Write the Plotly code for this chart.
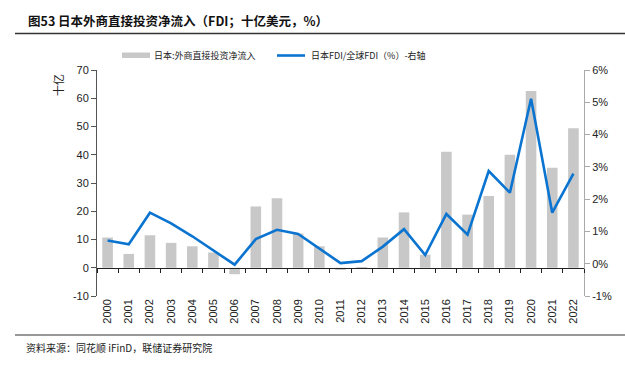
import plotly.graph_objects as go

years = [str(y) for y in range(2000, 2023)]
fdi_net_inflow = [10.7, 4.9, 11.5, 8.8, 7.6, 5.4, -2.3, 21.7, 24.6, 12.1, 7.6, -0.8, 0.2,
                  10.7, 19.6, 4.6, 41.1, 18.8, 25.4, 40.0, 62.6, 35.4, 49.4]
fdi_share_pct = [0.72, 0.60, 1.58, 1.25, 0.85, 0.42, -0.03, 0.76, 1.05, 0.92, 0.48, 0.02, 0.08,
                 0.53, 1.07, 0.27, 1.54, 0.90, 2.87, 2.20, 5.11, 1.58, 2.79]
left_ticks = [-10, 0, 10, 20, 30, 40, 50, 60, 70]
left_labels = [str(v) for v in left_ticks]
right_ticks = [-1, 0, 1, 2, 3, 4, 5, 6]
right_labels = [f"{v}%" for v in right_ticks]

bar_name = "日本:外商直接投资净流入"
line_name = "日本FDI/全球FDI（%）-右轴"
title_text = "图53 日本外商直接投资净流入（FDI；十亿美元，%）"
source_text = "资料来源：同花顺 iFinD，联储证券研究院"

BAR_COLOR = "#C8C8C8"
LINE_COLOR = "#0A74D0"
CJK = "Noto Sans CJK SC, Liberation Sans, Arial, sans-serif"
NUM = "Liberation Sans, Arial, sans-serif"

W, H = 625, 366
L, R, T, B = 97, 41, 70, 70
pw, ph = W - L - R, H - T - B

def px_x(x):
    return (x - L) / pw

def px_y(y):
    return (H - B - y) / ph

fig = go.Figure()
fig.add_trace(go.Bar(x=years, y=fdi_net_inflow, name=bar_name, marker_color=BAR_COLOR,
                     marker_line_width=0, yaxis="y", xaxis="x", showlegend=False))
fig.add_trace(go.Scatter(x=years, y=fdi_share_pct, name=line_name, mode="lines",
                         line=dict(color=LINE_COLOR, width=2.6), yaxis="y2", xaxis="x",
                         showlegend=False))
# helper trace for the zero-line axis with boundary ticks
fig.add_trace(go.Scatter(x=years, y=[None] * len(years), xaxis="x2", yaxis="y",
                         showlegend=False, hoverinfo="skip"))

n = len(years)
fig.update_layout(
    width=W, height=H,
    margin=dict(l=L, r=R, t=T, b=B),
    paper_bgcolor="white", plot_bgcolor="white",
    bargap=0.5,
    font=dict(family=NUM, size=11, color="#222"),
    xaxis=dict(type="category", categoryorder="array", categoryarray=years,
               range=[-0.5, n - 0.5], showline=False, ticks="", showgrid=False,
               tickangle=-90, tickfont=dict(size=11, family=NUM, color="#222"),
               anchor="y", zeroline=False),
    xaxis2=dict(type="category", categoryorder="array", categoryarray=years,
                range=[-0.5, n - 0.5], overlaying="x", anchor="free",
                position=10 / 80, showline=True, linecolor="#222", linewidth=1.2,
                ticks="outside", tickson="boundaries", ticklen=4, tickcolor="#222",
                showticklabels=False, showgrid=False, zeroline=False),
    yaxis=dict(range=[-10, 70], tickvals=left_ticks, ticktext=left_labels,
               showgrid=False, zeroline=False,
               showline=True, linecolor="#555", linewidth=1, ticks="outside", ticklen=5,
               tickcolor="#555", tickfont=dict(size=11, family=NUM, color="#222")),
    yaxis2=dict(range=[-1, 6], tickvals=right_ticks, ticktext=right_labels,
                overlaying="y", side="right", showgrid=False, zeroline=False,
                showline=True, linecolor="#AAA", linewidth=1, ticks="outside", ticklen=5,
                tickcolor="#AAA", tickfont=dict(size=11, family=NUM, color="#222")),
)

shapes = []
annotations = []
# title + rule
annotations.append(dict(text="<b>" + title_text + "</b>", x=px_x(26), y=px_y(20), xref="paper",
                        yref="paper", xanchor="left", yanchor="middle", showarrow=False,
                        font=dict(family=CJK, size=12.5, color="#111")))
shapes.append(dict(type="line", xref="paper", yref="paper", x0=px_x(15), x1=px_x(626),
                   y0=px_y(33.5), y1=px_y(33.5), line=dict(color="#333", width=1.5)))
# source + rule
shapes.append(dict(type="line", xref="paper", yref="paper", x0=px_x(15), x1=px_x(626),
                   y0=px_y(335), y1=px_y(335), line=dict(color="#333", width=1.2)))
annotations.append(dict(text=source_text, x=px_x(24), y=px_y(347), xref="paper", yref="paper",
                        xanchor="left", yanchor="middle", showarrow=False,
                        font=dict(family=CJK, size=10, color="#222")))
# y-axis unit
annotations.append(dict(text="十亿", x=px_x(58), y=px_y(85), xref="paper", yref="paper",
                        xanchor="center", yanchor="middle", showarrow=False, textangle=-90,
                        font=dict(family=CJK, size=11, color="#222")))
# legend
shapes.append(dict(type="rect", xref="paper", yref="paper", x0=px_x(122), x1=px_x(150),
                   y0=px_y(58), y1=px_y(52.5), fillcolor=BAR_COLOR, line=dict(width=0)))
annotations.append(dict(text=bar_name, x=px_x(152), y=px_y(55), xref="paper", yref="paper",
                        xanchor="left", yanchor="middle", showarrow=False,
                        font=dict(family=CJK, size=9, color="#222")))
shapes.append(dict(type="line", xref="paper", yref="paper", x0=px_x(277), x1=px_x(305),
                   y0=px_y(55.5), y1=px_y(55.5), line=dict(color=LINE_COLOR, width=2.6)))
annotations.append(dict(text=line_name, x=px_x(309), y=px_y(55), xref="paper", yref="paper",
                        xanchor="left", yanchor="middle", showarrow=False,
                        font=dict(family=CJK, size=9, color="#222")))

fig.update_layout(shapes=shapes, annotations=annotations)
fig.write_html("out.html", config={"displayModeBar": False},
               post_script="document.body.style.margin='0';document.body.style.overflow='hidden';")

···

TASK STATEMENT: Quote everything in the listing above exactly; pictures are the only thing to omit.

SOLUTION FOR THIS TASK:
Write the Plotly code for this chart.
import plotly.graph_objects as go

years = [str(y) for y in range(2000, 2023)]
fdi_net_inflow = [10.7, 4.9, 11.5, 8.8, 7.6, 5.4, -2.3, 21.7, 24.6, 12.1, 7.6, -0.8, 0.2,
                  10.7, 19.6, 4.6, 41.1, 18.8, 25.4, 40.0, 62.6, 35.4, 49.4]
fdi_share_pct = [0.72, 0.60, 1.58, 1.25, 0.85, 0.42, -0.03, 0.76, 1.05, 0.92, 0.48, 0.02, 0.08,
                 0.53, 1.07, 0.27, 1.54, 0.90, 2.87, 2.20, 5.11, 1.58, 2.79]
left_ticks = [-10, 0, 10, 20, 30, 40, 50, 60, 70]
left_labels = [str(v) for v in left_ticks]
right_ticks = [-1, 0, 1, 2, 3, 4, 5, 6]
right_labels = [f"{v}%" for v in right_ticks]

bar_name = "日本:外商直接投资净流入"
line_name = "日本FDI/全球FDI（%）-右轴"
title_text = "图53 日本外商直接投资净流入（FDI；十亿美元，%）"
source_text = "资料来源：同花顺 iFinD，联储证券研究院"

BAR_COLOR = "#C8C8C8"
LINE_COLOR = "#0A74D0"
CJK = "Noto Sans CJK SC, Liberation Sans, Arial, sans-serif"
NUM = "Liberation Sans, Arial, sans-serif"

W, H = 625, 366
L, R, T, B = 97, 41, 70, 70
pw, ph = W - L - R, H - T - B

def px_x(x):
    return (x - L) / pw

def px_y(y):
    return (H - B - y) / ph

fig = go.Figure()
fig.add_trace(go.Bar(x=years, y=fdi_net_inflow, name=bar_name, marker_color=BAR_COLOR,
                     marker_line_width=0, yaxis="y", xaxis="x", showlegend=False))
fig.add_trace(go.Scatter(x=years, y=fdi_share_pct, name=line_name, mode="lines",
                         line=dict(color=LINE_COLOR, width=2.6), yaxis="y2", xaxis="x",
                         showlegend=False))
# helper trace for the zero-line axis with boundary ticks
fig.add_trace(go.Scatter(x=years, y=[None] * len(years), xaxis="x2", yaxis="y",
                         showlegend=False, hoverinfo="skip"))

n = len(years)
fig.update_layout(
    width=W, height=H,
    margin=dict(l=L, r=R, t=T, b=B),
    paper_bgcolor="white", plot_bgcolor="white",
    bargap=0.5,
    font=dict(family=NUM, size=11, color="#222"),
    xaxis=dict(type="category", categoryorder="array", categoryarray=years,
               range=[-0.5, n - 0.5], showline=False, ticks="", showgrid=False,
               tickangle=-90, tickfont=dict(size=11, family=NUM, color="#222"),
               anchor="y", zeroline=False),
    xaxis2=dict(type="category", categoryorder="array", categoryarray=years,
                range=[-0.5, n - 0.5], overlaying="x", anchor="free",
                position=10 / 80, showline=True, linecolor="#222", linewidth=1.2,
                ticks="outside", tickson="boundaries", ticklen=4, tickcolor="#222",
                showticklabels=False, showgrid=False, zeroline=False),
    yaxis=dict(range=[-10, 70], tickvals=left_ticks, ticktext=left_labels,
               showgrid=False, zeroline=False,
               showline=True, linecolor="#555", linewidth=1, ticks="outside", ticklen=5,
               tickcolor="#555", tickfont=dict(size=11, family=NUM, color="#222")),
    yaxis2=dict(range=[-1, 6], tickvals=right_ticks, ticktext=right_labels,
                overlaying="y", side="right", showgrid=False, zeroline=False,
                showline=True, linecolor="#AAA", linewidth=1, ticks="outside", ticklen=5,
                tickcolor="#AAA", tickfont=dict(size=11, family=NUM, color="#222")),
)

shapes = []
annotations = []
# title + rule
annotations.append(dict(text="<b>" + title_text + "</b>", x=px_x(26), y=px_y(20), xref="paper",
                        yref="paper", xanchor="left", yanchor="middle", showarrow=False,
                        font=dict(family=CJK, size=12.5, color="#111")))
shapes.append(dict(type="line", xref="paper", yref="paper", x0=px_x(15), x1=px_x(626),
                   y0=px_y(33.5), y1=px_y(33.5), line=dict(color="#333", width=1.5)))
# source + rule
shapes.append(dict(type="line", xref="paper", yref="paper", x0=px_x(15), x1=px_x(626),
                   y0=px_y(335), y1=px_y(335), line=dict(color="#333", width=1.2)))
annotations.append(dict(text=source_text, x=px_x(24), y=px_y(347), xref="paper", yref="paper",
                        xanchor="left", yanchor="middle", showarrow=False,
                        font=dict(family=CJK, size=10, color="#222")))
# y-axis unit
annotations.append(dict(text="十亿", x=px_x(58), y=px_y(85), xref="paper", yref="paper",
                        xanchor="center", yanchor="middle", showarrow=False, textangle=-90,
                        font=dict(family=CJK, size=11, color="#222")))
# legend
shapes.append(dict(type="rect", xref="paper", yref="paper", x0=px_x(122), x1=px_x(150),
                   y0=px_y(58), y1=px_y(52.5), fillcolor=BAR_COLOR, line=dict(width=0)))
annotations.append(dict(text=bar_name, x=px_x(152), y=px_y(55), xref="paper", yref="paper",
                        xanchor="left", yanchor="middle", showarrow=False,
                        font=dict(family=CJK, size=9, color="#222")))
shapes.append(dict(type="line", xref="paper", yref="paper", x0=px_x(277), x1=px_x(305),
                   y0=px_y(55.5), y1=px_y(55.5), line=dict(color=LINE_COLOR, width=2.6)))
annotations.append(dict(text=line_name, x=px_x(309), y=px_y(55), xref="paper", yref="paper",
                        xanchor="left", yanchor="middle", showarrow=False,
                        font=dict(family=CJK, size=9, color="#222")))

fig.update_layout(shapes=shapes, annotations=annotations)
fig.write_html("out.html", config={"displayModeBar": False},
               post_script="document.body.style.margin='0';document.body.style.overflow='hidden';")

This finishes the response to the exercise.